L’alchimie d’un film est toujours assez complexe à définir. On peut y voir d’évidents défauts, déceler par moment l’intention d’un réalisateur à vouloir se démarquer, s’interroger sur le pourquoi de la chose pour finalement se laisser charmer, puis séduire, au point de sortir de la salle avec une impression d’avoir vécu un beau et étrange moment, de ressentir même une certaine frustration de devoir quitter ces personnages trop tôt, tentant déjà de leur inventer des instants d’après. Cette sensation de joie intérieure était identique avec le premier film de Benchetrit « Janis et John ».
Par son approche fantasque d’une réalité que l’on souhaite occulter, « Asphalte » est un film très binaire, bien imaginé et extrêmement délicat. S’inspirant de ses « Chroniques de l’Asphalte », Benchetrit croise trois récits, autour d’un quartier défavorisé et plus précisément dans un immeuble vétuste, de type H.LM des années 60, le genre de construction dont tous les Maires de France souhaiteraient voir la disparition, encore faudrait-il qu’ils s’en donnent pleinement les moyens. Ici, on oublie « Bench » le héros autobiographique du roman, mais l’ambiance est toute aussi douce et amère, cependant plus irrationnelle et poétique. C’est d’ailleurs ce qui fait tout l’attrait du film. Là on l’on pouvait s’attendre à une énième vision sociale d’une zone sensible et de ses habitants, Benchetrit choisit de se focaliser sur la solitude urbaine, et d’offrir à ses personnages de brefs instants de trêve et de rêve et dont la vie ne sera plus tout à fait la même ensuite . Il en va ainsi de Charly (Jules Benchetrit possède un vrai charisme) l’adolescent livré à lui-même, fasciné par la nouvelle voisine, actrice has been (Isabelle Huppert touchante de retenue). De Sternkowitz (Kervern kervernise…) qui dans son malheur rencontrera une infirmière un peu larguée (impeccable Valérie Bruni Tedeschi) ou encore de Madame Hamida (Tassadit Mandi ô combien touchante) qui hébergera un astronaute tombé du ciel (Michael Pitt très en forme !).
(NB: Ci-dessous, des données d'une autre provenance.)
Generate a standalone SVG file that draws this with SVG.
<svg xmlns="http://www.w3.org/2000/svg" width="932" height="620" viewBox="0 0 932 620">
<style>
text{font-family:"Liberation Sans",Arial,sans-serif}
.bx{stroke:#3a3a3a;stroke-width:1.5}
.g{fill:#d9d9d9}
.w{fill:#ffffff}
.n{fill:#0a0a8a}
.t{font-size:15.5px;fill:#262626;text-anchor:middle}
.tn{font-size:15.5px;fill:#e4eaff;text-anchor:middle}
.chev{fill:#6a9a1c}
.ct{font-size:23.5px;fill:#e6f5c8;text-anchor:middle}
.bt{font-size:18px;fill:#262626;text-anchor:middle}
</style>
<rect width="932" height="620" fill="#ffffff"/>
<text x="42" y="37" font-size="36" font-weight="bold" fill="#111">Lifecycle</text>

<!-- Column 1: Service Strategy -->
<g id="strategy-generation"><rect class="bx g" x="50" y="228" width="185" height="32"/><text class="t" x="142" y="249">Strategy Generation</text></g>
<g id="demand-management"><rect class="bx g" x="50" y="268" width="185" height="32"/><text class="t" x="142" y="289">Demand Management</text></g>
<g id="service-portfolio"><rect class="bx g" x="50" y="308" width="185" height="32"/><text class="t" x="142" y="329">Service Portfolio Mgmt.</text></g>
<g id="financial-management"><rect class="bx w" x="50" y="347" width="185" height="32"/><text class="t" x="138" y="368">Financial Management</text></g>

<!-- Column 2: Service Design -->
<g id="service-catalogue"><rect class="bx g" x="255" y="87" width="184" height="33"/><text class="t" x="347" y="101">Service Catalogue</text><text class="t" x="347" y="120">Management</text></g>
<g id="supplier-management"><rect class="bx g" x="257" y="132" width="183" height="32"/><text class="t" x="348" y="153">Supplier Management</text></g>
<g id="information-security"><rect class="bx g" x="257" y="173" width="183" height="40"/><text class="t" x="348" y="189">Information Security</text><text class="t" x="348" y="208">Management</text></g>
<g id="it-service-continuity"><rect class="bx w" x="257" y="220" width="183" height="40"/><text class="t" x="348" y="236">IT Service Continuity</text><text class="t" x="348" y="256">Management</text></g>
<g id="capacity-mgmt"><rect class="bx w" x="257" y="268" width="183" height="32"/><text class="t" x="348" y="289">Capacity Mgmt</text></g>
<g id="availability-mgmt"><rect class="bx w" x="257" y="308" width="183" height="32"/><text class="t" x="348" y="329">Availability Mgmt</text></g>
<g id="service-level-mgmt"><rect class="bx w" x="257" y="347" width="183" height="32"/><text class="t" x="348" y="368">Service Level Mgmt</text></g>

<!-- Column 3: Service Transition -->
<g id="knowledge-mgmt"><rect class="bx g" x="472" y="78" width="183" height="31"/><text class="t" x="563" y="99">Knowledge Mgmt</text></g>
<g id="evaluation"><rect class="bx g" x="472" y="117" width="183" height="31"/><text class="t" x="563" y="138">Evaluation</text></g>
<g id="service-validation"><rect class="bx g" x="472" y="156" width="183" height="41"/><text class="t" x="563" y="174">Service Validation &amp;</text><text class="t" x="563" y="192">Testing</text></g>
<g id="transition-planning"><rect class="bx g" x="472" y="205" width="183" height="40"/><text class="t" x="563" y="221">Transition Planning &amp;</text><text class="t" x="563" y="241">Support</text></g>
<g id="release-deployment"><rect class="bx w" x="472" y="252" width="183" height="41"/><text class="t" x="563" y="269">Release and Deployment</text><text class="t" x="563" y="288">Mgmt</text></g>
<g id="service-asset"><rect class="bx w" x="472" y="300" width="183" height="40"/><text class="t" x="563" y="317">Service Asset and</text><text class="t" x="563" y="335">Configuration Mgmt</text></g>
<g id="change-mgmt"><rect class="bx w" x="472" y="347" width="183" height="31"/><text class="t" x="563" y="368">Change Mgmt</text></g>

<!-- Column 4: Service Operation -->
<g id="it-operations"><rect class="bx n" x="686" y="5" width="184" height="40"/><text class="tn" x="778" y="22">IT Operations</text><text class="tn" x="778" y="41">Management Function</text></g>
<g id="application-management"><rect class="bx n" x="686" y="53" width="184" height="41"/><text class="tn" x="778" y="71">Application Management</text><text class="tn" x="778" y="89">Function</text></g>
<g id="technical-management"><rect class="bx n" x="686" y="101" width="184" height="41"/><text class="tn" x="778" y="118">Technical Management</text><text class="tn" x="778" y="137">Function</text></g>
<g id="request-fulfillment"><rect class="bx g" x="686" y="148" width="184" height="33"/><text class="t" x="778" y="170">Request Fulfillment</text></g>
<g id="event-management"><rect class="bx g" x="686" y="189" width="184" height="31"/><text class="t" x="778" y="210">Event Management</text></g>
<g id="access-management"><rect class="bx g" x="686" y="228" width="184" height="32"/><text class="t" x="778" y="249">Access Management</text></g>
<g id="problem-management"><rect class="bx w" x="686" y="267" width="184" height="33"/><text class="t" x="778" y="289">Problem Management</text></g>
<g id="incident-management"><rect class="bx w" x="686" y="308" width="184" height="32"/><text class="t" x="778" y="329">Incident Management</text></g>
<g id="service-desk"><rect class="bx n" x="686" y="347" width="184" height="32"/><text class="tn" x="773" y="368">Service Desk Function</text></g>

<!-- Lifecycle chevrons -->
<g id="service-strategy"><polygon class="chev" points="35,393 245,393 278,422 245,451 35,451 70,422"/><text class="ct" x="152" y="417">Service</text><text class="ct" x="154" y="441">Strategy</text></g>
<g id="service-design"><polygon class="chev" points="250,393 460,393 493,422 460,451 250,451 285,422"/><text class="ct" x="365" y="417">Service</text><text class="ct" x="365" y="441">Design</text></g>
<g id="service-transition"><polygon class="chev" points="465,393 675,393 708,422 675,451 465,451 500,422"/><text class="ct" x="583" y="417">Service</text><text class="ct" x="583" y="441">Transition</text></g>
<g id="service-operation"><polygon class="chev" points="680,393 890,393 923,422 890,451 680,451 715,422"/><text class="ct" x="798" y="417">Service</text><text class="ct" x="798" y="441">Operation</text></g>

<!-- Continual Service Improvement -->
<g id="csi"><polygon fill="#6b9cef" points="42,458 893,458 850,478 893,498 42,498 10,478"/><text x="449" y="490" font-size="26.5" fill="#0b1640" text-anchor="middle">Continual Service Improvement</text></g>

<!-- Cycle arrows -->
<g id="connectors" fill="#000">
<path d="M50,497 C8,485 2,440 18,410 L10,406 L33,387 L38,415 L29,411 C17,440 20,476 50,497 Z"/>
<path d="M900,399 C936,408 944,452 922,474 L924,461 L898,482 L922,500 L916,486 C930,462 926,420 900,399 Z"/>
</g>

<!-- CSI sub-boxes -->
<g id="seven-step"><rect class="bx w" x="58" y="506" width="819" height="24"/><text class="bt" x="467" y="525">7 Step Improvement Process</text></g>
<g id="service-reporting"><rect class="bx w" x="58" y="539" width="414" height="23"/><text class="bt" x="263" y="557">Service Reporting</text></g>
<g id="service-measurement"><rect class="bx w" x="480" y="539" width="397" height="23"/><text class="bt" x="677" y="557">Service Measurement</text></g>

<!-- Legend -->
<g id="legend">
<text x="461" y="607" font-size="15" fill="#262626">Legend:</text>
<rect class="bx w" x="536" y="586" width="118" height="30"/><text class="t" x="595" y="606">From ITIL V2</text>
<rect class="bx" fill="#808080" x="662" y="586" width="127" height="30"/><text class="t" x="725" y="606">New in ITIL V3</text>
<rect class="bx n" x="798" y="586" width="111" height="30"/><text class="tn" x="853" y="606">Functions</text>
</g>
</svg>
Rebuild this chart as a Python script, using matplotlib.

C’est donc l’isolement qui se trouve au cœur du récit, chaque protagoniste semble contraint dans son existence, en attente d’un meilleur à court ou long terme, le cœur ouvert à toute forme d’amour même éphémère. Alors tout devient possible, crédible, au point d’accepter de voir tomber du ciel un cosmonaute par exemple. Benchetrit joue sur de ces nombreux contrastes qu’il accentue visuellement, notamment l’immeuble sous forme de prison avec ses gardiens, ses portes qui claquent à la vie, son aspect froid et métallique.
Si cette poésie de l’image ne tient qu’à un fil mince, elle est pourtant suffisamment aboutie et convainc. Benchetrit ne s’embarque pas d’effets compliqués, un beau format noir et blanc aurait d’ailleurs renforcé cette atmosphère si particulière comme pour « J’ai toujours rêvé d’être un gangster » (dont l’approche narrative est assez similaire). Sa mise en scène est très ascétique, tout comme le décor de ce morceau de ville fantomatique. L’intérêt est ailleurs, il repose sur les personnages attachants, de ceux que l’on ne voit pas ou plus, tous assez symptomatiques d’une époque morose.
Voilà une bien jolie fable sociale, originale et douce, un peu de miel dans un paysage cinématographique français trop souvent maussade.